Un fourneau ancien ayant servi à produire du fer est exposé à côté d'un sabre ramené de France et attribué à un résistant anti-colonial et chef jihadiste ouest-africain du XIXe siècle, El Hadji Omar Tall.

"Nous sommes dans la continuité de l'Histoire. A travers les âges, l'Afrique a inventé, façonné et transformé, participant ainsi sans arrêt au flux des innovations. Notre devoir est de rester les sentinelles vigilantes de l'héritage des Anciens", a poursuivi M. Sall.

'Dialogue des cultures'

Le MCN "est un instrument au service du dialogue des cultures, un réceptacle bouillant et bouillonnant de l'interculturalité pour un nouveau regard sur l'Afrique et sa diaspora, qui reconnaît notre part dans la grande aventure humaine", a relevé Macky Sall.

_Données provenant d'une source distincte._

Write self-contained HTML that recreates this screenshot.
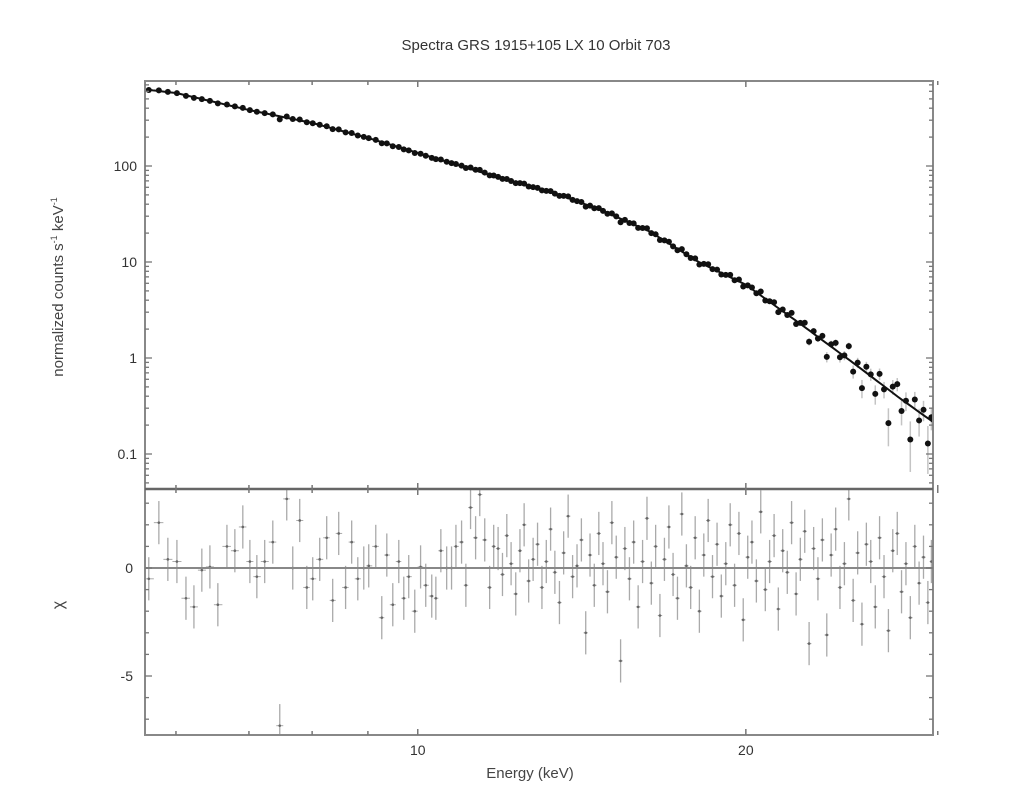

Cette inauguration intervient alors qu'un rapport remis fin novembre au président français Emmanuel Macron, rédigé par deux universitaires la Française Bénédicte Savoy et le Sénégalais Felwine Sarr, préconise de faciliter les restitutions d'œuvres aux anciennes colonies.

Le chef de l'Etat sénégalais a dit espérer que ce rapport "ouvre la voie à un dialogue serein et apaisé sur le rapatriement du patrimoine africain", tandis que son homologue comorien, Azali Assoumani, seul chef d'Etat étranger ayant fait le déplacement, saluait "le souhait du président Emmanuel Macron de rendre à l'Afrique son patrimoine".

A l'image du MCN, la réhabilitation ou la construction de musées modernes à travers l'Afrique bat en brèche l'argument du manque d'infrastructures adaptées, souvent opposé aux demandes de restitution, que des pays comme la France affirment vouloir faciliter.

Le musée national de Côte d'Ivoire, à Abidjan, "est à même de récupérer et d'accueillir ces différentes œuvres quand elles seront de retour", a souligné récemment le porte-parole du gouvernement ivoirien, Sidi Touré, alors que Bénin prévoit d'ouvrir d'ici 2020 quatre musées modernes dans des villes historiques.

Le nouvel établissement dakarois "revendique le statut de musée moderne" où "l'on peut maîtriser la température et l'humidité dans chacune des salles", avait souligné à cet égard son directeur, Hamady Bocoum, quelques jours avant l'ouverture.

D'une surface de 14.000 m2, le Musée des civilisations noires peut accueillir 18.000 pièces. Il devra être "non pas un espace de nostalgie mais un creuset de la créativité, une fabrique de l'estime de soi", a souligné jeudi le président son comité scientifique, le recteur de l'Université Cheikh-Anta-Diop de Dakar, Ibrahima Thioub.

L'idée d'un musée des civilisations noires avait été lancée par le poète Léopold Sédar Senghor, premier président sénégalais (1960-1980), lors du premier Festival mondial des arts nègres en 1966 à Dakar.